Malta is of ‘exceptional concern for press freedom’ – Council of Europe report

The Council of Europe’s platform for media freedom and safety of journalists has listed Malta as a “country of exceptional concern” when it comes to press freedom in its 2020 annual report.

Titled Hands off Press Freedom: Attacks on media in Europe must not become a new normal, the report highlighted a number of factors that led to concerns about press freedom in Malta, starting from the murder of journalists Daphne Caruana Galizia in October 2017.

The “concern” also came about due to three media freedom alerts submitted to the platform in 2019 together with an observation from the Committee on Legal Affairs and Human Rights of the Parliamentary Assembly of the Council of Europe, which noted “a series of fundamental weaknesses in Malta’s system of checks and balances… seriously undermining the rule of law”.

The media alerts were all filed last year – the cyber attack against The Shift in January, an intimidating letter by law firm Carter Ruck against the authors of Murder on The Malta Express: Who Killed Daphne Caruana Galizia? in October and when journalists were locked inside the Office of the Prime Minister after a press conference in December 2019,

Malta is also listed in the list of countries and regions in focus, alongside Albania, Hungary, Poland, Russia, Turkey and France.

The report noted that in October 2019, two years after the assassination of Caruana Galizia, the alert on her murder was transferred to the category of cases of impunity after the partner organisations determined that there had been “a clear failure after that time to make the necessary progress in the investigation”.

This particular category highlights “deficiencies in investigations, including the failure to identify the perpetrators, sponsors, organisers or masterminds of these crimes, and the failure to secure evidence”.

In fact, impunity for the killing of journalists and other serious attacks is listed as one of the topics in focus within the report, under which there are 22 alerts relating to unsolved murders of journalists out of 31 listed alerts of impunity at the end of 2019. “Impunity often reveals wider, systemic flaws in the rule of law,” the report noted.

In December 2019, there was an update to a 2017 alert concerning the outstanding libel suits brought against Caruana Galizia before her death after former chief-of-staff Keith Schembri withdrew the two libel suits he had filed against her over her articles about his Panama company.

Platform partners and media freedom organisations have repeatedly called for a repeal of laws allowing the posthumous pursuit of defamation cases. “It is unacceptable that over 30 posthumous civil defamation proceedings against Daphne Caruana Galizia’s family are still underway,” the report said.
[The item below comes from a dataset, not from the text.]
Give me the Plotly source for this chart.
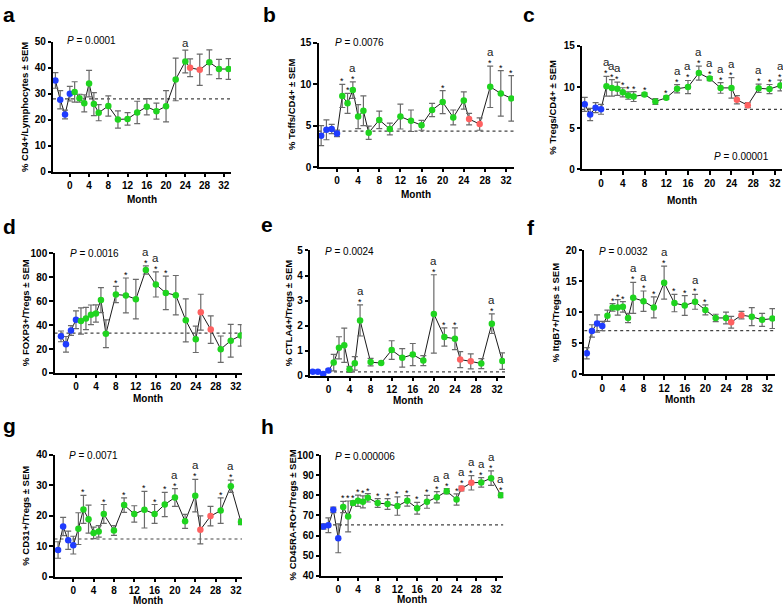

It also acknowledged the “important developments” that took place towards the end of 2019 in the ongoing investigation into the assassination of Caruana Galizia, as well as the launch of the public inquiry into the assassination.

Other topics affecting press freedom on a European scale which are highlighted by the report include censorship in the form of ‘fake news’, counterterrorism, government accountability, issues with policing linked to media coverage of protests and demonstrations, online harassment, and public service media being undermined and exploited for political advantage.
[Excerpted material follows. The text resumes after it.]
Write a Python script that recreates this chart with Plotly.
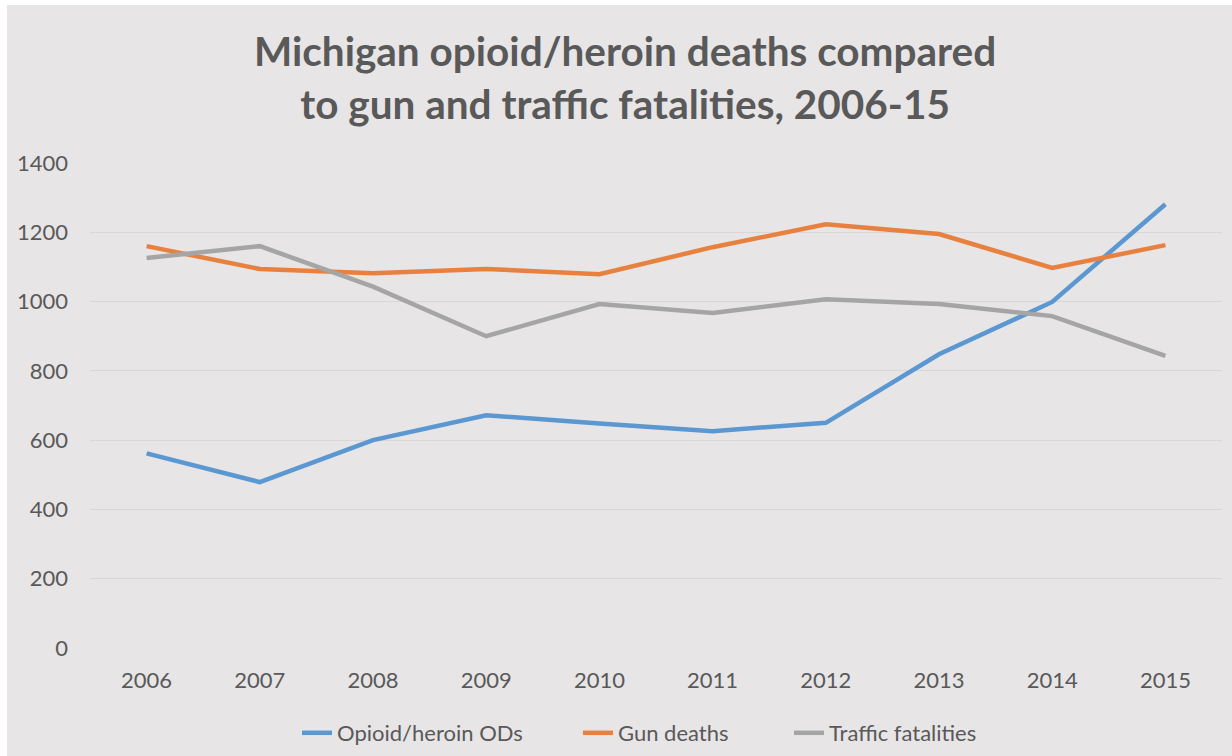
import plotly.graph_objects as go

years = ["2006", "2007", "2008", "2009", "2010", "2011", "2012", "2013", "2014", "2015"]
opioid = [562, 479, 600, 672, 648, 626, 650, 848, 999, 1281]
gun = [1160, 1094, 1082, 1094, 1079, 1157, 1223, 1195, 1097, 1163]
traffic = [1126, 1160, 1043, 900, 993, 967, 1007, 993, 958, 843]
y_ticks = [0, 200, 400, 600, 800, 1000, 1200, 1400]

BG = "#e7e5e6"
TXT = "#595959"
FONT = "Lato, sans-serif"

W, H = 1232, 756
ML, MR, MT, MB = 90, 10, 163, 108
pw = W - ML - MR
ph = H - MT - MB


def px_x(p):
    return (p - ML) / pw


def px_y(p):
    return (H - MB - p) / ph


fig = go.Figure()
series = [
    ("Opioid/heroin ODs", opioid, "#5b97d1", "legend", 297),
    ("Gun deaths", gun, "#e8813f", "legend2", 578),
    ("Traffic fatalities", traffic, "#a5a5a5", "legend3", 789),
]
legends = {}
for name, vals, col, lg, lx in series:
    fig.add_trace(go.Scatter(x=years, y=vals, name=name, mode="lines",
                             line=dict(color=col, width=4.5), legend=lg))
    legends[lg] = dict(
        orientation="h", x=px_x(lx), xanchor="left", y=px_y(733), yanchor="middle",
        font=dict(size=22, color=TXT, family=FONT), bgcolor="rgba(0,0,0,0)",
    )

fig.update_layout(
    width=W, height=H,
    margin=dict(l=ML, r=MR, t=MT, b=MB, autoexpand=False),
    paper_bgcolor=BG, plot_bgcolor=BG,
    font=dict(family=FONT, color=TXT, size=22),
    xaxis=dict(
        type="category", range=[-0.5, 9.5], showgrid=False, zeroline=False,
        showline=False, ticks="", ticklabelstandoff=17,
        tickfont=dict(size=22, color=TXT),
    ),
    yaxis=dict(
        range=[0, 1400], tickvals=y_ticks, showgrid=True, gridcolor="#d8d6d7",
        gridwidth=1, zeroline=False, showline=False, ticks="",
        ticklabelstandoff=21, tickfont=dict(size=22, color=TXT),
    ),
    showlegend=True,
    **legends,
)

fig.add_annotation(
    text="Michigan opioid/heroin deaths compared<br>to gun and traffic fatalities, 2006-15",
    xref="paper", yref="paper", x=px_x(625), y=px_y(77.5),
    xanchor="center", yanchor="middle", showarrow=False, align="center",
    font=dict(family=FONT, size=40.5, color=TXT, weight="bold"),
)

# thin white border at top and left of the original image
fig.add_shape(type="rect", xref="paper", yref="paper",
              x0=px_x(0), x1=px_x(W), y0=px_y(5), y1=px_y(0),
              fillcolor="white", line_width=0, layer="above")
fig.add_shape(type="rect", xref="paper", yref="paper",
              x0=px_x(0), x1=px_x(7), y0=px_y(H), y1=px_y(0),
              fillcolor="white", line_width=0, layer="above")

fig.write_html("out.html")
“In 2019, Europe was an intense and often dangerous battleground for press freedom and freedom of expression”, the organisations said. In total, the Council of Europe’s Platform to promote the protection of journalism and the safety of journalists recorded 142 serious threats to media freedom, including 33 physical attacks against journalists, 17 new cases of detention and imprisonment, 43 cases of harassment and intimidation, and two new cases of impunity for murder, one of which was Caruana Galizia’s.

The report was compiled by the partner organisations to the Council of Europe Platform to Promote the Protection of Journalism and Safety of Journalists.  The organisations include Index on Censorship, Article19, European Federation of Journalists (EFJ), Reporters Without Borders and Pen International.